Sans se démonter, « Gus » crée son propre mouvement, « Les
Frères Noirs » et appelle à un pèlerinage en terre sainte. Une annonce qui
fait un bide retentissant, sûrement moins entendue que le dernier album de
Magalie Vaé. Déprimé par ce nouvel échec, le comte de Gottorp se fait ensuite
appeler le duc d’Holstein pour
essayer de repartir à zéro. Retenant la jurisprudence
Colomb, il tente d’arnaquer son monde en écrivant sa propre autobiographie,
« Mes premiers faits d’armes »,
où il expose son courage et ses talents tactiques. Problème : personne
n’est dupe, et l’ouvrage passe totalement inaperçu. Manquant de ressources,
« Lard-Gus » est obligé de demander de l’aide au roi d’Autriche, qui lui
donne une pension correspondant à un emploi, dans les alentours de Saint-Gall.
C’est là qu’il décède dans une taverne, dans l’anonymat le plus complet, seul
et ruiné en 1837, près de 28 ans après s’être fait virer du trône de Suède.
Gustave IV de Suède meurt sous le nom du colonel Gustaffson, pseudonyme qu’il
s’était choisi dans les dernières années de sa vie. Tout est dit. Dernière
preuve ridicule de ses rêves de splendeur guerrière.

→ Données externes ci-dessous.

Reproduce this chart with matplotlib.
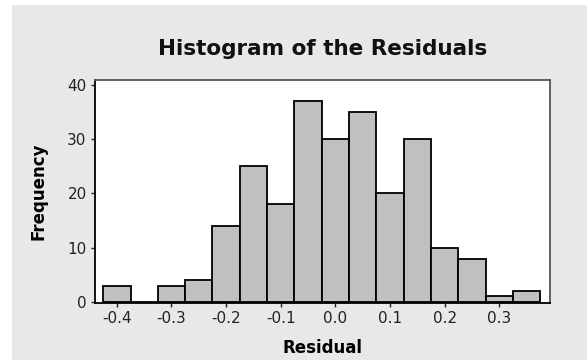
import matplotlib
matplotlib.use("Agg")
import matplotlib.pyplot as plt
from matplotlib.patches import Rectangle

# bin centres and counts
bin_centres = [-0.40, -0.35, -0.30, -0.25, -0.20, -0.15, -0.10, -0.05,
               0.00, 0.05, 0.10, 0.15, 0.20, 0.25, 0.30, 0.35]
counts = [3, 0, 3, 4, 14, 25, 18, 37, 30, 35, 20, 30, 10, 8, 1, 2]
xticks = [-0.4, -0.3, -0.2, -0.1, 0.0, 0.1, 0.2, 0.3]
yticks = [0, 10, 20, 30, 40]

fig = plt.figure(figsize=(5.87, 3.60), dpi=100)
fig.patch.set_facecolor("white")
# grey panel, with a thin white margin at left and top
fig.add_artist(Rectangle((12 / 587, 0), 1, 1 - 5 / 360,
                         transform=fig.transFigure, facecolor="#e8e8e8",
                         edgecolor="none", zorder=-5))

ax = fig.add_axes([95 / 587, 1 - 303 / 360, (550 - 95) / 587, (303 - 80) / 360])
ax.set_facecolor("white")
ax.bar(bin_centres, counts, width=0.05, color="#c0c0c0",
       edgecolor="black", linewidth=1.3, zorder=2)

ax.set_xlim(-0.44, 0.393)
ax.set_ylim(-0.2, 40.9)
ax.set_xticks(xticks)
ax.set_xticklabels([f"{t:.1f}" for t in xticks])
ax.set_yticks(yticks)
ax.tick_params(direction="out", length=3, width=1, labelsize=11,
               colors="#222222", pad=3)

for side in ["left", "bottom"]:
    ax.spines[side].set_color("black")
    ax.spines[side].set_linewidth(1.3)
for side in ["top", "right"]:
    ax.spines[side].set_color("#555555")
    ax.spines[side].set_linewidth(1.3)

ax.set_title("Histogram of the Residuals", fontsize=15.5, fontweight="bold",
             color="#111111", pad=18)
ax.set_xlabel("Residual", fontsize=12, fontweight="bold", labelpad=9)
ax.set_ylabel("Frequency", fontsize=12, fontweight="bold", labelpad=14)

fig.savefig("out.png", dpi=100)
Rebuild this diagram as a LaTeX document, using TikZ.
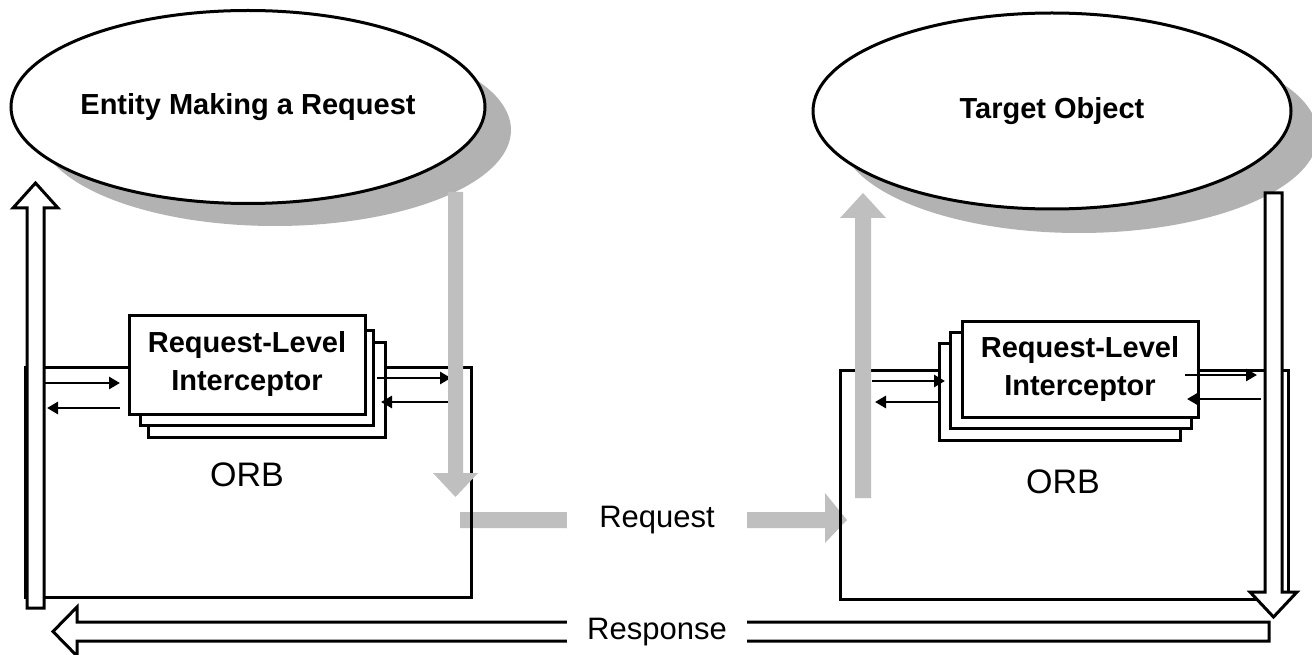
\documentclass[tikz,border=0pt]{standalone}
\usepackage{fontspec}
\setmainfont{Liberation Sans}
\usetikzlibrary{shapes.geometric,arrows.meta}

\tikzset{
  outline/.style={line width=3pt, line join=miter},
  shadowfill/.style={fill=black!30},
  flowfill/.style={fill=black!25},
  bubble/.style={ellipse, draw, outline, fill=white, inner sep=0pt,
                 font=\fontsize{29}{33}\selectfont\bfseries},
  cardbox/.style={draw, outline, fill=white},
  card/.style={draw, outline, fill=white, align=center, inner sep=0pt,
               font=\fontsize{29}{38}\selectfont\bfseries},
  smallarrow/.style={line width=2.7pt, -{Triangle[length=11pt,width=12pt]}},
  hollow/.style={draw, outline, fill=white},
  plainlabel/.style={font=\fontsize{31}{35}\selectfont, inner sep=0pt},
  orblabel/.style={font=\fontsize{34}{38}\selectfont, inner sep=0pt}
}

\begin{document}
\begin{tikzpicture}[x=1pt, y=-1pt]
  \useasboundingbox (0,0) rectangle (1312,655);
  \fill[white] (0,0) rectangle (1312,655);

  % drop shadows of the two ellipses
  \fill[shadowfill] (275,130) ellipse [x radius=236pt, y radius=96pt];
  \fill[shadowfill] (1079,135) ellipse [x radius=239pt, y radius=98pt];

  % the two communicating entities
  \node[bubble, minimum width=472pt, minimum height=193pt] (client) at (248,107)
    {Entity Making a Request};
  \node[bubble, minimum width=478pt, minimum height=196pt] (target) at (1052,111)
    {Target Object};

  % request flow between the ORBs (horizontal part)
  \coordinate (reqB) at (847,520);
  \fill[flowfill] (460,512) -- (825,512) -- (825,493) -- (reqB) -- (825,543)
    -- (825,528) -- (460,528) -- cycle;

  % ORB boxes
  \node[draw, outline, minimum width=446pt, minimum height=230pt, anchor=north west,
        inner sep=0pt] (orbL) at (24,366) {};
  \node[draw, outline, minimum width=448pt, minimum height=229pt, anchor=north west,
        inner sep=0pt] (orbR) at (839,369) {};
  \node[orblabel] (orbLtext) at (247,475) {ORB};
  \node[orblabel] (orbRtext) at (1063,482) {ORB};

  % client-side interceptor stack
  \draw[cardbox] (148,342) rectangle (385,437);
  \draw[cardbox] (140,330) rectangle (373,425);
  \node[card, minimum width=236pt, minimum height=99pt] (ricL) at (247,364.5)
    {Request-Level\\Interceptor};

  % server-side interceptor stack
  \draw[cardbox] (939,343) rectangle (1180,440);
  \draw[cardbox] (950,332) rectangle (1191,428);
  \node[card, minimum width=236pt, minimum height=96pt] (ricR) at (1080,369)
    {Request-Level\\Interceptor};

  % calls into and out of the client-side interceptors
  \draw[smallarrow] (44,383) -- (120,383);
  \draw[smallarrow] (120,408) -- (47,408);
  \draw[smallarrow] (377,378) -- (451,378);
  \draw[smallarrow] (450,402) -- (381,402);

  % calls into and out of the server-side interceptors
  \draw[smallarrow] (872,381) -- (945,381);
  \draw[smallarrow] (939,402) -- (875,402);
  \draw[smallarrow] (1185,375) -- (1257,375);
  \draw[smallarrow] (1261,399) -- (1187,399);

  % request flow: down from the client, up into the target
  \fill[flowfill] (448,192) -- (448,473) -- (433,473) -- (455.5,497) -- (478,473)
    -- (463,473) -- (463,192) -- cycle;
  \fill[flowfill] (855,498) -- (855,218) -- (840,218) -- (863,193) -- (886,218)
    -- (871,218) -- (871,498) -- cycle;

  % response flow: hollow arrows
  \path[hollow] (1265,193) -- (1265,592) -- (1250,592) -- (1273.5,617) -- (1297,592)
    -- (1282,592) -- (1282,193) -- cycle;
  \path[hollow] (1269,622) -- (77,622) -- (77,607) -- (53,631.5) -- (77,656)
    -- (77,641) -- (1269,641) -- cycle;
  \path[hollow] (27,608) -- (27,208) -- (13,208) -- (35.5,183) -- (58,208)
    -- (44,208) -- (44,608) -- cycle;

  % flow labels
  \node[plainlabel, fill=white, minimum width=180pt, minimum height=24pt]
    (reqtext) at (657,520.5) {Request};
  \node[plainlabel, fill=white, minimum width=180pt, minimum height=30pt]
    (restext) at (657,632) {Response};
\end{tikzpicture}
\end{document}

Bref, si Papa est très fort dans un
domaine, essayez pas de l’imiter, ça ne marche jamais. Vous allez juste réussir à vous
taper la honte. Le seul qui ait jamais fait mieux, c’était George W. Bush et
vous avez vu comment ça a fini. Alors sérieux, abstenez-vous.
Ca vaut pour Gustave IV, mais aussi pour vous, Alexandre Brasseur, Arthur Jugnot, David Halliday, Thomas Dutronc, ou même, toi, Jean Sarkozy. Merci de votre compréhension, les mecs.
Gustave IV accueilli par ses admirateurs à son retour de campagne en 1809. Comme le dit un commentateur de l'époque: "On en a fait le tour. Gustave est fait."